WRITTEN PROBLEM:
Only the lines from the start of the data through the line containing "2.5, 2.4, 2.4];" should be written out, exactly as they are, with both ends included and the pictures left out.

-- START OF RAW DATA --

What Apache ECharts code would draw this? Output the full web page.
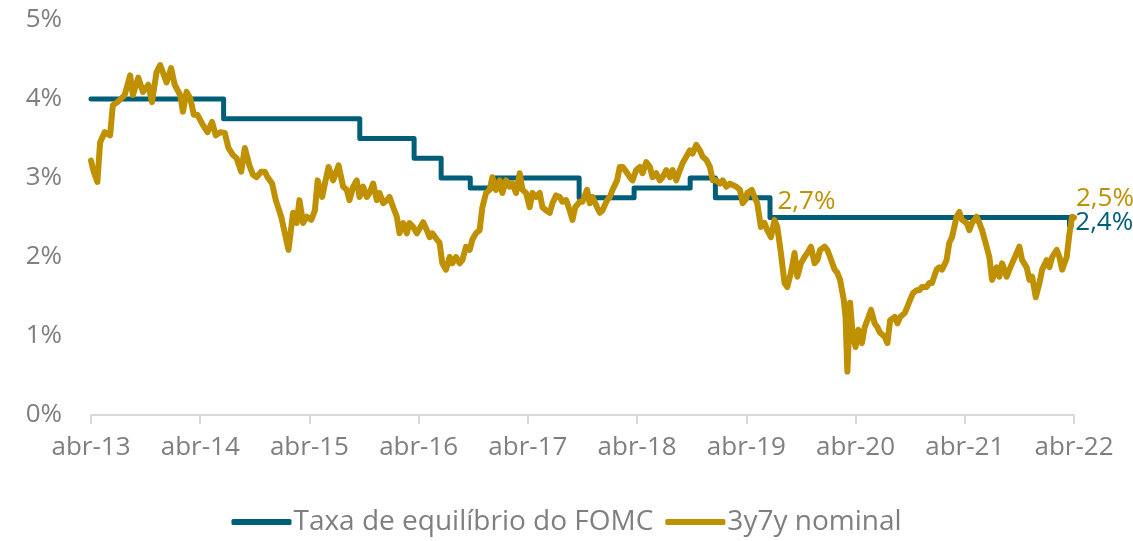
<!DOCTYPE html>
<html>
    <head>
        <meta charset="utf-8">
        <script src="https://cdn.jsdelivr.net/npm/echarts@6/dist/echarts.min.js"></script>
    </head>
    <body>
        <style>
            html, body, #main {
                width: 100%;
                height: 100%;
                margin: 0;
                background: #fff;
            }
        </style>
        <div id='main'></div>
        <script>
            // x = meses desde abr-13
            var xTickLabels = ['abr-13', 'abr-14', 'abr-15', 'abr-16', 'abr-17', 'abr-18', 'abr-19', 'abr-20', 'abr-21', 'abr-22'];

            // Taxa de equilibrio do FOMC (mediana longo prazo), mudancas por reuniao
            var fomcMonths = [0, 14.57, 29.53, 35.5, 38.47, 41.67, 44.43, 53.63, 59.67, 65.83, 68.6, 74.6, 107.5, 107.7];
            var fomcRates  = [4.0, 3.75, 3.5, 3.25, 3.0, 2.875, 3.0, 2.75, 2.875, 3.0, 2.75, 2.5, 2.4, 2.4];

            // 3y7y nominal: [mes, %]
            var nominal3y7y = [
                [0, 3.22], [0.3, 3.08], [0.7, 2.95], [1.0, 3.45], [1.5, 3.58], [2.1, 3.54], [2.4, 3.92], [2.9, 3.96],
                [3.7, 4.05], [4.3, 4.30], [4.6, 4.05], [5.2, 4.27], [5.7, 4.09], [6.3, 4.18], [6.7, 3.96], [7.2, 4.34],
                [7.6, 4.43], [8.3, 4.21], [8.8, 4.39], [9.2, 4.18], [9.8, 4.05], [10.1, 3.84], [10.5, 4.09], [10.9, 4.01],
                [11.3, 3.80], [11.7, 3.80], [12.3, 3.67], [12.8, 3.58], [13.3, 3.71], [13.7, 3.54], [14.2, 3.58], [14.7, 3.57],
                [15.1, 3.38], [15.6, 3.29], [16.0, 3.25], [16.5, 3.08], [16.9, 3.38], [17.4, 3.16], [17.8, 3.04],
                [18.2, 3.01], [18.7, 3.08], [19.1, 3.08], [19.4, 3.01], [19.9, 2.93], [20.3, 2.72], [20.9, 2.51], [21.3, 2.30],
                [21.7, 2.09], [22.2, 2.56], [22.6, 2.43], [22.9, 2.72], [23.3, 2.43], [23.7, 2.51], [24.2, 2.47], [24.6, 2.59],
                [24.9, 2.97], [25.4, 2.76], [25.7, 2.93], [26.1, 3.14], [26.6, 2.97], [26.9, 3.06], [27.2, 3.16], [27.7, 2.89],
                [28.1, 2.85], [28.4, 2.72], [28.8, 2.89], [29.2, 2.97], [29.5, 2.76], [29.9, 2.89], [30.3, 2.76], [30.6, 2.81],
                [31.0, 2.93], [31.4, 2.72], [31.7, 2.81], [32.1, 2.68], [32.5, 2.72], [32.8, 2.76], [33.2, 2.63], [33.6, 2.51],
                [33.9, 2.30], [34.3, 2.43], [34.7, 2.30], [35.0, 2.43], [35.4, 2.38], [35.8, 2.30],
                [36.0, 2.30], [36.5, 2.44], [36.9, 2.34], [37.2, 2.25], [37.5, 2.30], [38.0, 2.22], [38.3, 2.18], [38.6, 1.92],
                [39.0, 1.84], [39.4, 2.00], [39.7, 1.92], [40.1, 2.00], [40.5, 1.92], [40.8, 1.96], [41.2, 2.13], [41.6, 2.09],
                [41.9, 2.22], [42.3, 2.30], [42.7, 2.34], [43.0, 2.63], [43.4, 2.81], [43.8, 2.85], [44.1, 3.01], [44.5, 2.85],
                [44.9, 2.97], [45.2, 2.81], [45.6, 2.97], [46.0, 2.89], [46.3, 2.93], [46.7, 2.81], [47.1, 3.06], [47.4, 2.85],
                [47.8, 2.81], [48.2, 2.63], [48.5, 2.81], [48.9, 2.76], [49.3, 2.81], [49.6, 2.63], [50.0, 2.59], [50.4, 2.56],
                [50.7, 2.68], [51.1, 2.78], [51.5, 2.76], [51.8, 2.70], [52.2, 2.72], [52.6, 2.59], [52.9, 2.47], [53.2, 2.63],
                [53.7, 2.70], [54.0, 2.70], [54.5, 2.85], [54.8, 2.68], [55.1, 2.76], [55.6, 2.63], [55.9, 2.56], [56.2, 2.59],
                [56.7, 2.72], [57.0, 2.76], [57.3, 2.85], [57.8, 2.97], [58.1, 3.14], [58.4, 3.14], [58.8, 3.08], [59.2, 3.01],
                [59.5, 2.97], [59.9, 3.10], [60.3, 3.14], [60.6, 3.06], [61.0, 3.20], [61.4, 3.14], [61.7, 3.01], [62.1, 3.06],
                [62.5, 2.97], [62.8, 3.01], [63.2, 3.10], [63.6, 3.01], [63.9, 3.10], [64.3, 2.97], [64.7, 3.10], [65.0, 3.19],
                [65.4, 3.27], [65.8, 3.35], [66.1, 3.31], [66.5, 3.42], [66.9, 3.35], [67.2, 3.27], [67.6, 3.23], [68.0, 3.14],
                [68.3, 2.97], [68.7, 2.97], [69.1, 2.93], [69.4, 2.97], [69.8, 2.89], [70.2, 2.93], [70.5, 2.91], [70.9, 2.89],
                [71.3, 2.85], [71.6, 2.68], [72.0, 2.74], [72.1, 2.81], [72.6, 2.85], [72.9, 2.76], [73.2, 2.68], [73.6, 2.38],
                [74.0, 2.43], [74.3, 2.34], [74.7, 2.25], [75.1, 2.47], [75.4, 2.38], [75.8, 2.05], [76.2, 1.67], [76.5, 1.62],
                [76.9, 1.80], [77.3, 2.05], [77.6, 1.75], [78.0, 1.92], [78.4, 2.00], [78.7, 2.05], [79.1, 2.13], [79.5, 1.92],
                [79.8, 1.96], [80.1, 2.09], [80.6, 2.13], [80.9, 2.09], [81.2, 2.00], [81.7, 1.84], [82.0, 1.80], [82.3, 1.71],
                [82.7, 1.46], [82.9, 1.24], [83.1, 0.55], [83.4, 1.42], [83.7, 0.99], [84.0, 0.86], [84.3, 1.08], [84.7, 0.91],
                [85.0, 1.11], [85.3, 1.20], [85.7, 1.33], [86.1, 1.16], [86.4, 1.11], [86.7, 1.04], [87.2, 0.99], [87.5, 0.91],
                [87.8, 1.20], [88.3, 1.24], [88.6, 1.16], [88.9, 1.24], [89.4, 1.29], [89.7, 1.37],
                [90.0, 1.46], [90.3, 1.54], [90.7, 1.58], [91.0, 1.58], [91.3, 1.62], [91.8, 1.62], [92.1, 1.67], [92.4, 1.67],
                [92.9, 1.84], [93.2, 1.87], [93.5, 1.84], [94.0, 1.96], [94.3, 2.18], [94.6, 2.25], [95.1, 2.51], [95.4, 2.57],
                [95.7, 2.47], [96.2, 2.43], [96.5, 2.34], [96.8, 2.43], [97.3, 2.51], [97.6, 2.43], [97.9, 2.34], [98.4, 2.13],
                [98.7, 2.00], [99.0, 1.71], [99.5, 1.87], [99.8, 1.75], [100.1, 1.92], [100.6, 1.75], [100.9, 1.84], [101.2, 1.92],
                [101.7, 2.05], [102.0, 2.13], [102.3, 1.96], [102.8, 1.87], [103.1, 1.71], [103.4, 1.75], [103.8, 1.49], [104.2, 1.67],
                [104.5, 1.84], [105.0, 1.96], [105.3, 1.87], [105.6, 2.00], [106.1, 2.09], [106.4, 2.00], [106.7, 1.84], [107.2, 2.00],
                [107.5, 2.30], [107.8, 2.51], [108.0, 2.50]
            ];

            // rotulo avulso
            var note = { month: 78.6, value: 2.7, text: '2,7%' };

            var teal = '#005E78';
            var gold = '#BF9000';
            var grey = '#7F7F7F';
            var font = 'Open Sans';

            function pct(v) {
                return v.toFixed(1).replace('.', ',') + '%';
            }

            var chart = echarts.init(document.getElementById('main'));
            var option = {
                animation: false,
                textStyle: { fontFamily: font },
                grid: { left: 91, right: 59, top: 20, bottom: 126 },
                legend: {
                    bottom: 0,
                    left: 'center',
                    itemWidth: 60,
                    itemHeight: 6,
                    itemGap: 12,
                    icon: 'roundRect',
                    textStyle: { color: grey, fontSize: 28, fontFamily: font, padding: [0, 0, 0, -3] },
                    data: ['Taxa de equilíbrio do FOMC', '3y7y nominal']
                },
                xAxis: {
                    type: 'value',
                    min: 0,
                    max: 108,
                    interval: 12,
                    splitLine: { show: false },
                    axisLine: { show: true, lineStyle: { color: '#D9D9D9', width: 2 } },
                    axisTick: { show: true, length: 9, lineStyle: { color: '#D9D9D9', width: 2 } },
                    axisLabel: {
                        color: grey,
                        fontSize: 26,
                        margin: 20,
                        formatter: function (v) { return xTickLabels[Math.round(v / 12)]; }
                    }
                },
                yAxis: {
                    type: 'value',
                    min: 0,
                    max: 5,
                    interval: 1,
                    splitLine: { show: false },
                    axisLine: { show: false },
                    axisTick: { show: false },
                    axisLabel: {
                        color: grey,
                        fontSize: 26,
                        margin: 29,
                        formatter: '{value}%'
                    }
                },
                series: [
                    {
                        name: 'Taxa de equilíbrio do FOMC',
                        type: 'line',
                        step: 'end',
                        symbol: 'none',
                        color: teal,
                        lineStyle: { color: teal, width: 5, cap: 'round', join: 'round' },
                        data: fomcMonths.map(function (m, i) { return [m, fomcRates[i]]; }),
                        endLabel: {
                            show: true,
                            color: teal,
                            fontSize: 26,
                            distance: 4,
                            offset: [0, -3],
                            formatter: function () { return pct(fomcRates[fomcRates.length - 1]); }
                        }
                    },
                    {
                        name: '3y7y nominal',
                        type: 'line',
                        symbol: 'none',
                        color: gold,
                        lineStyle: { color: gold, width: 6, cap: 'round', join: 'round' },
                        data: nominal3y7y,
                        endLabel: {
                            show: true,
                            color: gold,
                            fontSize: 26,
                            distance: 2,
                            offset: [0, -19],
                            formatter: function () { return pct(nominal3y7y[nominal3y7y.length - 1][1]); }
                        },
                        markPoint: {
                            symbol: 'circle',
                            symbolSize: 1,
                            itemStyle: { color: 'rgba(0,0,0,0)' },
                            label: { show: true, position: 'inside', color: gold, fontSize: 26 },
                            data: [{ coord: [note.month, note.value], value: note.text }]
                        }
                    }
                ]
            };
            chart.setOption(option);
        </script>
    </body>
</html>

-- END OF RAW DATA --

RESPONSE BELOW:
What Apache ECharts code would draw this? Output the full web page.
<!DOCTYPE html>
<html>
    <head>
        <meta charset="utf-8">
        <script src="https://cdn.jsdelivr.net/npm/echarts@6/dist/echarts.min.js"></script>
    </head>
    <body>
        <style>
            html, body, #main {
                width: 100%;
                height: 100%;
                margin: 0;
                background: #fff;
            }
        </style>
        <div id='main'></div>
        <script>
            // x = meses desde abr-13
            var xTickLabels = ['abr-13', 'abr-14', 'abr-15', 'abr-16', 'abr-17', 'abr-18', 'abr-19', 'abr-20', 'abr-21', 'abr-22'];

            // Taxa de equilibrio do FOMC (mediana longo prazo), mudancas por reuniao
            var fomcMonths = [0, 14.57, 29.53, 35.5, 38.47, 41.67, 44.43, 53.63, 59.67, 65.83, 68.6, 74.6, 107.5, 107.7];
            var fomcRates  = [4.0, 3.75, 3.5, 3.25, 3.0, 2.875, 3.0, 2.75, 2.875, 3.0, 2.75, 2.5, 2.4, 2.4];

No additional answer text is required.